Von den Supermärkten kommen immer weniger Waren
An diesem Mittwoch kramt Gabi Böttcher in einer Kiste Obst. Bekümmert leert sie mehrere Packungen Himbeeren, die schon Schimmel ansetzen, in die Grüne Tonne. Dann schnappt sie sich Netze mit Mandarinen, auch hier der Großteil vergammelt. „Die Qualität ist sehr unterschiedlich.“ Die Märkte hätten immer weniger Personal, die Waren auszusortieren, erklärt Krüger.
Längst ist die Tafel ihren Kinderschuhen entwachsen. Was vor mehr als 20 Jahren als kleine Hilfsinitiative an den Start ging, ist heute ein ernst zu nehmender Betrieb, der jede Woche rund 200 Personen versorgt. Zwar haben sich feste Partnerschaften zur Geschäftswelt etabliert, berichtet Krüger. Aber nicht alles sei heute einfacher. „Wir bekommen immer weniger Waren von Supermärkten“, sagt er. Das liege daran, dass diese ihre eigene Logistik stetig verbesserten und weniger auf dem Müll schmissen. „Das ist natürlich grundsätzlich zu begrüßen“, lobt Krüger. „Nur für die Tafel fällt halt weniger ab.“ Außerdem wachse die „Konkurrenz“ etwa durch Foodsharing-Initiativen.

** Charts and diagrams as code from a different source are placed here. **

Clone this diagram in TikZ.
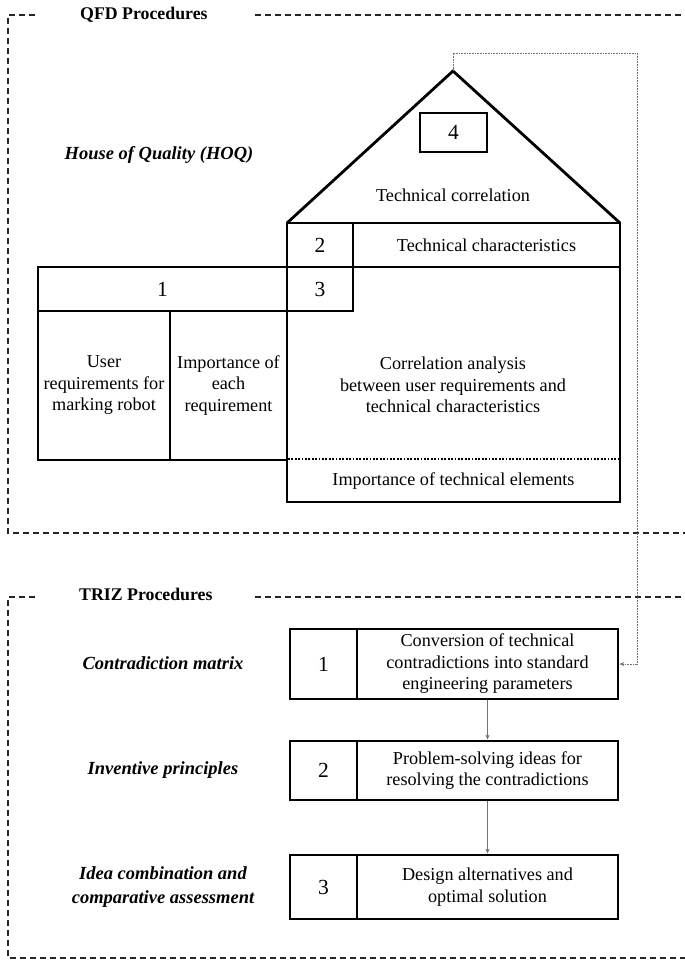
\documentclass[tikz,border=0pt]{standalone}
\usepackage{fontspec}
\setmainfont{Liberation Serif}
\usetikzlibrary{arrows.meta}
\begin{document}
\begin{tikzpicture}[x=1pt,y=-1pt,
  frame/.style={line width=1.4pt, dash pattern=on 6pt off 4pt, color=black!85},
  cell/.style={draw, line width=2.8pt, inner sep=0pt, align=center, font=\fontsize{18.2}{21.5}\selectfont},
  num/.style={cell, font=\fontsize{21.5}{24}\selectfont},
  body/.style={align=center, inner sep=0pt, font=\fontsize{18.2}{21.5}\selectfont},
  title/.style={anchor=west, inner sep=0pt, font=\fontsize{17.8}{21}\selectfont\bfseries},
  side/.style={align=center, inner sep=0pt, font=\fontsize{18.5}{24}\selectfont\bfseries\itshape},
  conn/.style={draw=black!55, line width=0.9pt, dash pattern=on 1pt off 0.6pt, -{Stealth[length=5pt,width=4pt,fill=black]}},
  flow/.style={draw=black!55, line width=0.9pt, -{Stealth[length=5pt,width=4pt,fill=black]}},
  heavy/.style={line width=2.8pt, line join=miter}
]
\useasboundingbox (0,0) rectangle (685,961);

% ---------- frames ----------
\draw[frame] (35,15) -- (8,15) -- (8,533) -- (685,533);
\draw[frame] (255,15) -- (685,15);
\node[title] (qfdt) at (80,15) {QFD Procedures};

\draw[frame] (35,597) -- (8,597) -- (8,958) -- (685,958);
\draw[frame] (255,597) -- (685,597);
\node[title] (trizt) at (79,594) {TRIZ Procedures};

% ---------- House of Quality ----------
\node[side] (hoq) at (159,155) {House of Quality (HOQ)};

\coordinate (rl) at (287,223);
\coordinate (apex) at (453,71);
\coordinate (rr) at (620,223);
\draw[heavy] (rl) -- (apex) -- (rr);

\node[num, minimum width=67pt, minimum height=39pt] (c4) at (453.5,132.5) {4};
\node[body] (tcorr) at (453,195) {Technical correlation};

% main region
\node[cell, minimum width=333pt, minimum height=235pt] (main) at (453.5,384.5) {};
\node[num, minimum width=66pt, minimum height=44pt] (c2) at (320,245) {2};
\node[cell, minimum width=267pt, minimum height=44pt] (tchar) at (486.5,245) {Technical characteristics};
\node[num, minimum width=66pt, minimum height=44pt] (c3) at (320,289) {3};
\node[num, minimum width=249pt, minimum height=44pt] (c1) at (162.5,289) {1};
\node[cell, minimum width=132pt, minimum height=149pt] (ureq) at (104,385.5) {User\\requirements for\\marking robot};
\node[cell, minimum width=117pt, minimum height=149pt] (imp) at (228.5,385.5) {Importance of\\each\\requirement};

\node[body] (corr) at (453,385) {Correlation analysis\\between user requirements and\\technical characteristics};
\coordinate (dl) at (288,459);
\coordinate (dr) at (619,459);
\draw[line width=1.8pt, dash pattern=on 1.8pt off 1.6pt] (dl) -- (dr);
\node[body] (timp) at (453.5,481) {Importance of technical elements};

% ---------- TRIZ ----------
\node[side] (cm) at (163,663) {Contradiction matrix};
\node[side] (ip) at (163,770) {Inventive principles};
\node[side] (ic) at (163,887) {Idea combination and\\comparative assessment};

\node[num, minimum width=67pt, minimum height=70pt] (t1n) at (323.5,664) {1};
\node[cell, minimum width=261pt, minimum height=70pt] (t1b) at (487.5,664) {Conversion of technical\\contradictions into standard\\engineering parameters};

\node[num, minimum width=67pt, minimum height=59pt] (t2n) at (323.5,770.5) {2};
\node[cell, minimum width=261pt, minimum height=59pt] (t2b) at (487.5,770.5) {Problem-solving ideas for\\resolving the contradictions};

\node[num, minimum width=67pt, minimum height=64pt] (t3n) at (323.5,887) {3};
\node[cell, minimum width=261pt, minimum height=64pt] (t3b) at (487.5,887) {Design alternatives and\\optimal solution};

% ---------- connectors ----------
\coordinate (turn) at (637,53);
\draw[conn] (apex) |- (turn) |- (t1b.east);
\draw[flow] (t1b.south) -- (t2b.north);
\draw[flow] (t2b.south) -- (t3b.north);
\end{tikzpicture}
\end{document}
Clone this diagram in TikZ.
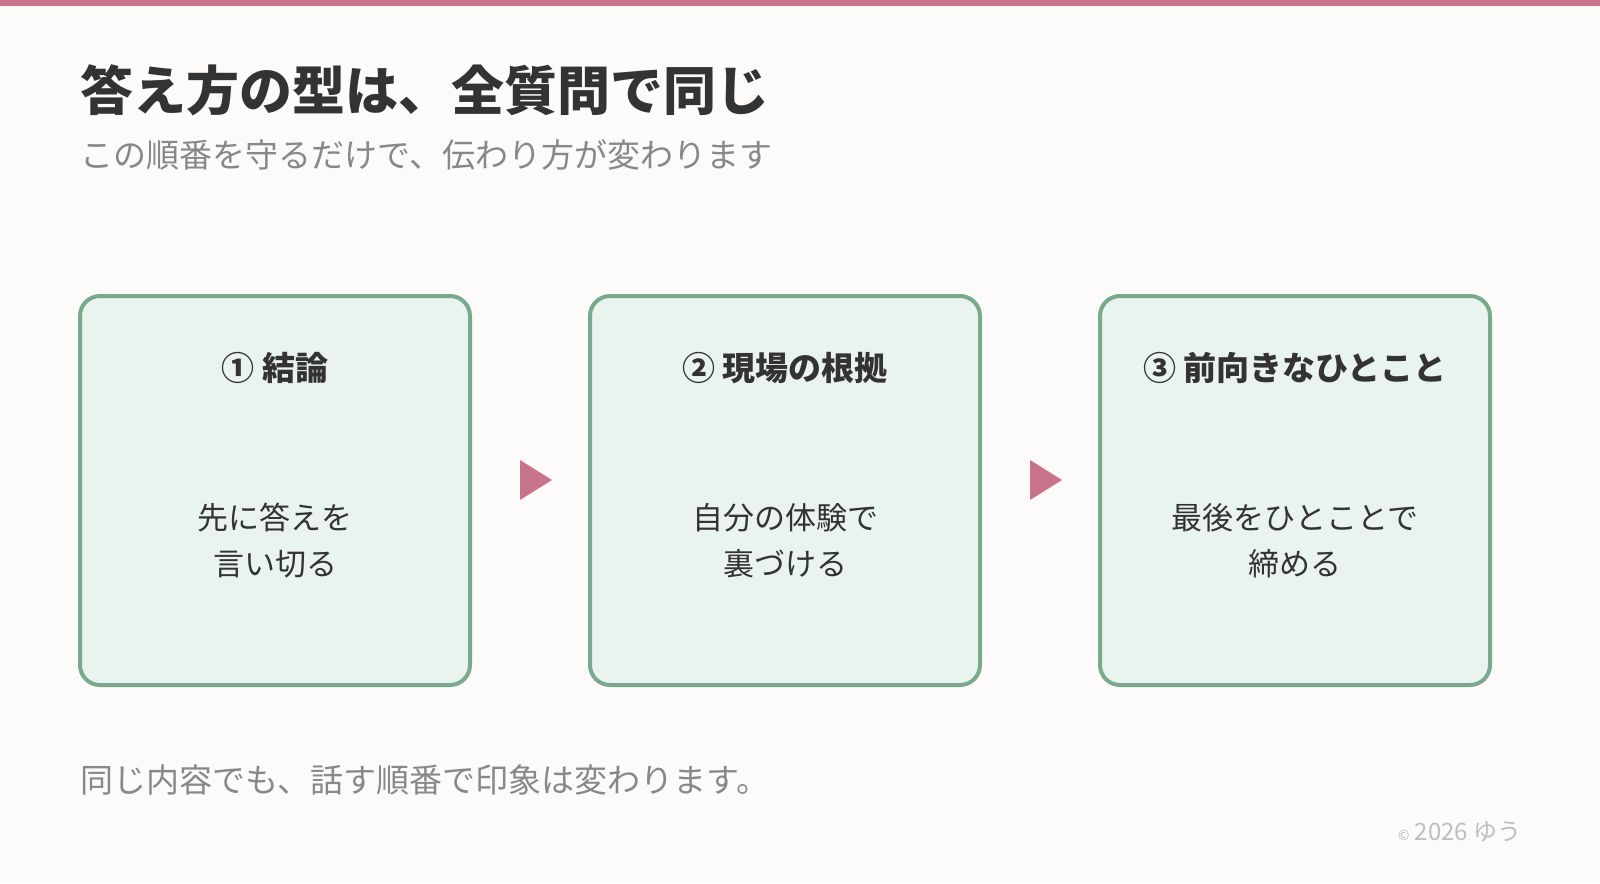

Krüger unterbricht das Gespräch. Eine Mutter mit drei Kindern kommt. Sie hat donnerstags Deutschkurs und holt schon mittwochs ihre Waren ab. „Wie geht es euch, ihr Lieben?“, fragt Krüger und breitet wieder die Arme aus. Wie zur Begrüßung eines engen Freundes eben.